Suspension of Liquidation

    For Gao Yao, we calculated a zero margin. Consistent with Notice of 
Final Determination of Sales at Less Than Fair Value: Certain Cased 
Pencils from the People's Republic of China (59 FR 55625, November 8, 
1994), merchandise that is sold by Gao Yao but manufactured by other 
producers will not receive the zero margin. Instead, such entries will 
be subject to the ``All Others'' margin.
    In accordance with section 733(d)(1) of the Act, we are directing 
the Customs Service to suspend liquidation of all entries of disposable 
pocket lighters from the PRC, as defined in the ``Scope of the 
Investigation'' section of this notice, that are entered, or withdrawn 
from warehouse, for consumption on or after the date of publication of 
this notice in the Federal Register. The Customs Service shall require 
a cash deposit or posting of a bond equal to the estimated dumping 
margins, as shown below. This suspension of liquidation will remain in 
effect until further notice. The weighted-average dumping margins are 
as follows:

------------------------------------------------------------------------
                                                                Margin  
               Manufacture/producer/exporter                  (Percent) 
------------------------------------------------------------------------
China National Overseas Trading Corp.......................        37.48
Cli-Claque Company Ltd.....................................         7.03
Gao Yao (HK) Hua Fa Industrial Co., Ltd....................      \1\0.10
Guangdong Light Industrial Products Import and Export Corp.        35.08
PolyCity Industrial, Ltd...................................        63.09
All others.................................................       197.85
------------------------------------------------------------------------
\1\De minimus.                                                          

ITC Notification

    In accordance with section 733(f) of the Act, we have notified the 
ITC of our determination. If our final determination is affirmative, 
the ITC will determine whether these imports are materially injuring, 
or threaten material injury to, the U.S. industry within 75 days after 
our final determination.

Public Comment

    Interested parties who wish to request a hearing must submit a 
written request to the Assistant Secretary for Import Administration, 
U.S. Department of Commerce, Room B-099, within ten days of the 
publication of this notice. Requests should contain: (1) The party's 
name, address, and telephone number; (2) the number of participants; 
and (3) a list of the issues to be discussed.
    In accordance with 19 CFR 353.38, case briefs or other written 
comments in at least ten copies must be submitted to the Assistant 
Secretary no later than January 20, 1995, and rebuttal briefs no later 
than January 27, 1995. A hearing, if requested, will be held on Friday, 
February 3, 1995, at 10:00 am at the U.S. Department of Commerce in 
Room 1412. Parties should confirm by telephone the time, date, and 
place of the hearing 48 hours prior to the scheduled time.

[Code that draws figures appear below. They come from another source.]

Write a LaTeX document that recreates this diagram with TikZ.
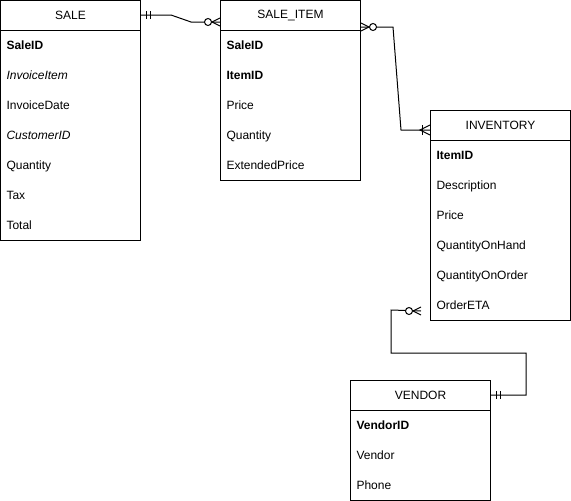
\documentclass[tikz,border=0pt]{standalone}
\usepackage{fontspec}
\setmainfont{Liberation Sans}
\begin{document}
\begin{tikzpicture}[x=1pt,y=-1pt,line width=1pt,
  font=\fontsize{12}{14}\selectfont,
  tbl/.style={draw,anchor=north west,minimum width=140pt,inner sep=0pt},
  hdr/.style={draw,anchor=north west,minimum width=140pt,minimum height=30pt,inner sep=0pt},
  row/.style={anchor=base west,inner sep=0pt,yshift=-4.3pt},
  mone/.pic={\draw (5,-4)--(5,4) (9,-4)--(9,4);},
  zmany/.pic={\draw (0,-4)--(8,0)--(0,4); \draw[fill=white] (12,0) circle[radius=3.5];},
  omany/.pic={\draw (0,-5)--(10,0)--(0,5); \draw (8,-5)--(8,5);}
]
\useasboundingbox (0,0) rectangle (571,501);
% SALE
\node[tbl,minimum height=240pt] (sale) at (0,0) {};
\node[hdr] (saleh) at (0,0) {SALE};
\node[row] (sale1) at (6,45) {\textbf{SaleID}};
\node[row] (sale2) at (6,75) {\textit{InvoiceItem}};
\node[row] (sale3) at (6,105) {InvoiceDate};
\node[row] (sale4) at (6,135) {\textit{CustomerID}};
\node[row] (sale5) at (6,165) {Quantity};
\node[row] (sale6) at (6,195) {Tax};
\node[row] (sale7) at (6,225) {Total};
% SALE_ITEM
\node[tbl,minimum height=180pt] (si) at (220,0) {};
\node[hdr] (sih) at (220,0) {SALE\_ITEM};
\node[row] (si1) at (226,45) {\textbf{SaleID}};
\node[row] (si2) at (226,75) {\textbf{ItemID}};
\node[row] (si3) at (226,105) {Price};
\node[row] (si4) at (226,135) {Quantity};
\node[row] (si5) at (226,165) {ExtendedPrice};
% INVENTORY
\node[tbl,minimum height=210pt] (inv) at (430,110) {};
\node[hdr] (invh) at (430,110) {INVENTORY};
\node[row] (inv1) at (436,155) {\textbf{ItemID}};
\node[row] (inv2) at (436,185) {Description};
\node[row] (inv3) at (436,215) {Price};
\node[row] (inv4) at (436,245) {QuantityOnHand};
\node[row] (inv5) at (436,275) {QuantityOnOrder};
\node[row] (inv6) at (436,305) {OrderETA};
% VENDOR
\node[tbl,minimum height=120pt] (ven) at (350,380) {};
\node[hdr] (venh) at (350,380) {VENDOR};
\node[row] (ven1) at (356,425) {\textbf{VendorID}};
\node[row] (ven2) at (356,455) {Vendor};
\node[row] (ven3) at (356,485) {Phone};
% connectors
\draw ([yshift=-15pt]sale.north east) -- ++(30,0) -- ++(20,7) -- ([yshift=-22pt]si.north west);
\pic at ([yshift=-15pt]sale.north east) {mone};
\pic[rotate=180] at ([yshift=-22pt]si.north west) {zmany};
\draw ([yshift=-27pt]si.north east) -- ++(32,0) -- ++(8,103) -- ([yshift=-20pt]inv.north west);
\pic at ([yshift=-27pt]si.north east) {zmany};
\pic[rotate=180] at ([yshift=-20pt]inv.north west) {omany};
\coordinate (invend) at ([xshift=-9pt,yshift=10pt]inv.south west);
\draw ([yshift=-15pt]ven.north east) -- ++(35,0) -- ++(0,-42) -- ++(-135,0) -- ++(0,-43) -- (invend);
\pic at ([yshift=-15pt]ven.north east) {mone};
\pic[rotate=180] at (invend) {zmany};
\end{tikzpicture}
\end{document}
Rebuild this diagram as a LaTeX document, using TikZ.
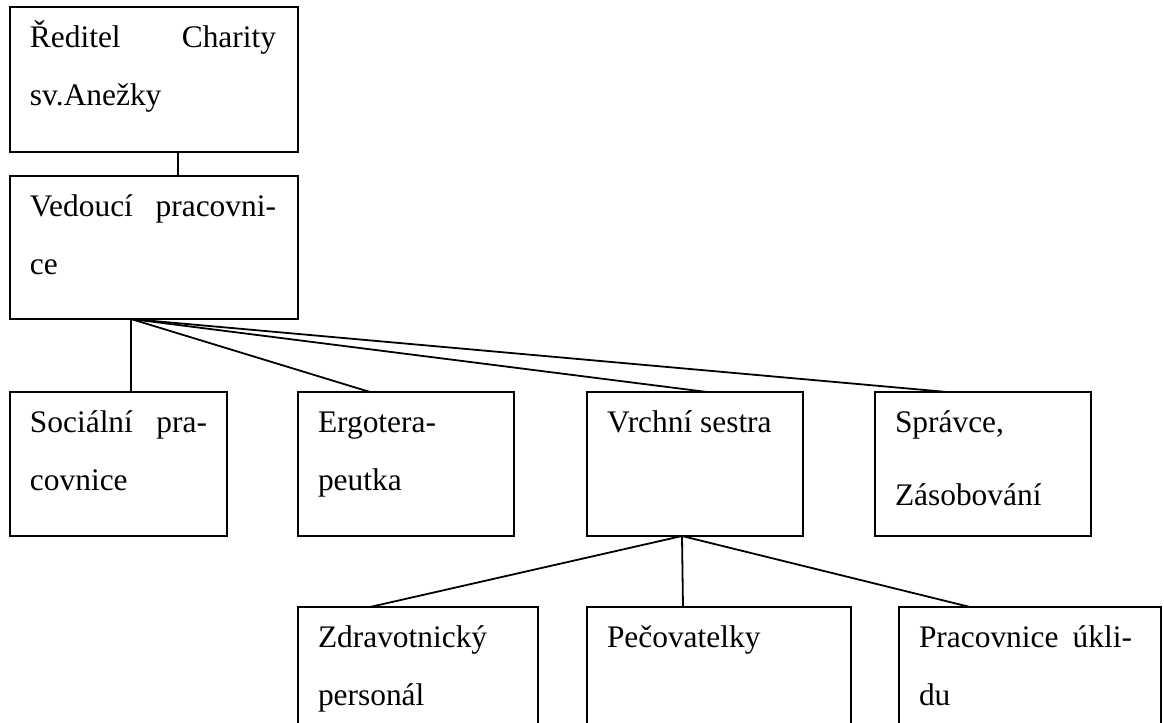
\documentclass[tikz,border=0pt]{standalone}
\usepackage{fontspec}
\setmainfont{Liberation Serif}
\usetikzlibrary{positioning}

% text block inside a box: box width, box height, text width, text
\newcommand{\orgcell}[4]{\makebox[#1][l]{\hspace{10pt}\parbox[t][#2][t]{#3}{\rule{0pt}{20pt}#4}}}

\tikzset{
  unit/.style={draw, rectangle, inner sep=0pt, outer sep=0pt, line width=0.9pt,
               font=\fontsize{15.7}{29}\selectfont},
  link/.style={line width=0.9pt}
}

\begin{document}
\begin{tikzpicture}
  \useasboundingbox (0,0) rectangle (582pt,-361.5pt);
  \clip (0,0) rectangle (582pt,-361.5pt);

  \node (reditel) [unit, anchor=north west] at (5pt,-3.5pt)
        {\orgcell{144pt}{72.5pt}{123pt}{Ředitel\hfill Charity\\sv.Anežky}};
  \node (vedouci) [unit, below=12pt of reditel.south west, anchor=north west]
        {\orgcell{144pt}{71.5pt}{123pt}{Vedoucí\hfill pracovni-\\ce}};

  % second level
  \node (socialni) [unit, below=36.5pt of vedouci.south west, anchor=north west]
        {\orgcell{108.5pt}{72pt}{88.5pt}{Sociální\hfill pra-\\covnice}};
  \node (ergo) [unit, right=35.5pt of socialni.north east, anchor=north west]
        {\orgcell{108pt}{72pt}{88pt}{Ergotera-\\peutka}};
  \node (vrchni) [unit, right=36.5pt of ergo.north east, anchor=north west]
        {\orgcell{108pt}{72pt}{88pt}{Vrchní sestra}};
  \node (spravce) [unit, right=36pt of vrchni.north east, anchor=north west]
        {\orgcell{108pt}{72pt}{88pt}{Správce,\\[7.5pt]Zásobování}};

  % third level
  \node (zdrav) [unit, below=35.5pt of ergo.south west, anchor=north west]
        {\orgcell{120pt}{72pt}{100pt}{Zdravotnický\\personál}};
  \node (pecov) [unit, below=35.5pt of vrchni.south west, anchor=north west]
        {\orgcell{132pt}{72pt}{112pt}{Pečovatelky}};
  \node (uklid) [unit, right=24pt of pecov.north east, anchor=north west]
        {\orgcell{131pt}{72pt}{106.5pt}{Pracovnice\hfill úkli-\\du}};

  \draw[link] ([xshift=84pt]reditel.south west) -- ([xshift=84pt]vedouci.north west);

  \draw[link] ([xshift=60.5pt]vedouci.south west) -- ([xshift=60.5pt]socialni.north west);
  \draw[link] ([xshift=60.5pt]vedouci.south west) -- ([xshift=36pt]ergo.north west);
  \draw[link] ([xshift=60.5pt]vedouci.south west) -- ([xshift=60pt]vrchni.north west);
  \draw[link] ([xshift=60.5pt]vedouci.south west) -- ([xshift=36pt]spravce.north west);

  \draw[link] ([xshift=47.5pt]vrchni.south west) -- ([xshift=36pt]zdrav.north west);
  \draw[link] ([xshift=47.5pt]vrchni.south west) -- ([xshift=48pt]pecov.north west);
  \draw[link] ([xshift=47.5pt]vrchni.south west) -- ([xshift=35.5pt]uklid.north west);
\end{tikzpicture}
\end{document}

In 
accordance with 19 CFR 353.38(b), oral presentations will be limited to 
issues raised in the briefs.
    We will make our final determination not later than 75 days after 
of this preliminary determination.
    This determination is published pursuant to section 733(f) of the 
Act and 19 CFR 353.15(a)(4).

    Dated; December 5, 1994.
Susan G. Esserman,
Assistant Secretary for Import Administration.